The heads of U.S. intelligence and law enforcement agencies have told lawmakers there are no sure ways to prevent future acts of terror. However, the directors of the CIA, FBI and National Security Agency say important lessons have been learned from the September 11 terrorist attacks.

Five weeks of public hearings by a House-Senate committee of inquiry, as well as closed door hearings, have produced no "smoking guns" evidence that specific failures led to, or could have prevented, the September 11 attacks.

But the investigation has resulted in some general conclusions about inefficiencies in U.S. intelligence gathering. Eleanor Hill is staff director of the Joint Intelligence Committee inquiry. "While the specifics of the September 11th attack were not known in advance, relevant information was available in the summer of 2001," she said. "The collective significance of that information was not, however, recognized. Perhaps as a result, the information was not fully shared, in a timely and effective manner, both within the intelligence community and with other federal agencies."

Going far beyond his allotted 10 minutes, CIA Director George Tenet, presented a nearly hour-long defense of his agency's counter-terrorism efforts. Acknowledging mistakes, he said the agency has nevertheless had many successes, many of them never made public. "The U.S. intelligence community could not have surged, as it has in the conflict in Afghanistan, and engaged in an unprecedented level of operations around the world, if it were as 'mired' as some have portrayed," said George Tenet. "It is important for the American people to know that despite the enormous successes we have had in the past year, indeed over many years, al-Qaida continues to plan, and will attempt more deadly strikes against us."
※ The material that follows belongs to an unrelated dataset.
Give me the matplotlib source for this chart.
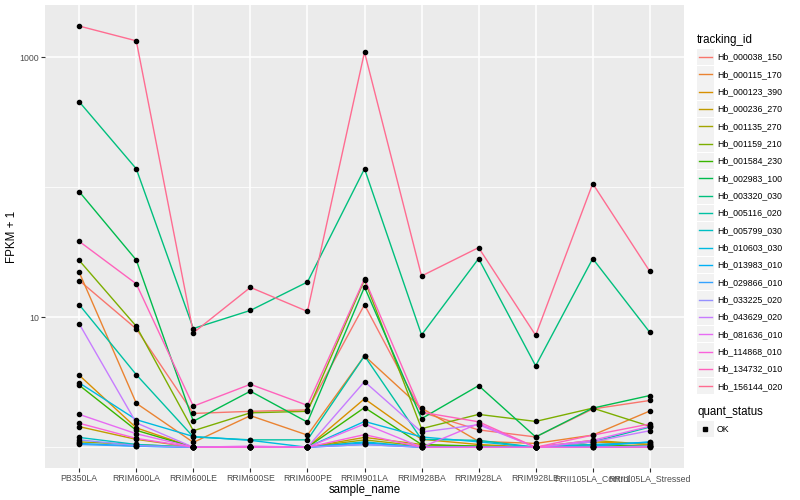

Mr. Tenet said the CIA had been hobbled over the years by post-Cold War budget cuts, forced to make tradeoffs in resources and people to ensure aggressive counter-terrorism efforts.

FBI Director Robert Mueller, said agencies have moved to improve information sharing, and reorganized to meet continuing terrorist threats. But he said performance before the September 11 attacks must be viewed against the backdrop of how al-Qaida operated. "I do believe that the context in which these 19 individuals were able to come to the United States, and take advantage of the liberties this country has to offer, and operate without detection, is important to a full understanding of how these attacks were successfully undertaken," he said.

Also testifying Thursday was the director of the National Security Agency (NSA), who said his agency had no specific detailed information that terrorists would target New York and Washington.

After Thursday's final public hearing, the House-Senate committee will now get to the work of preparing its report.

Republican Senator Richard Shelby said it should reflect not only lessons learned, but the dedication of those working in the intelligence agencies. "We have discovered many instances where our intelligence agencies failed to perform as we expect them to," said Senator Shelby. "We have also discovered many more examples of dedicated and tireless Americans, performing their duties with distinction and honor. The American people should know that the latter is the rule, not the exception."

In addition to the report from the joint committee, an independent commission to investigate the September 11terrorist attacks is to be formed. The White House and Congress are still negotiating on the specifics of that.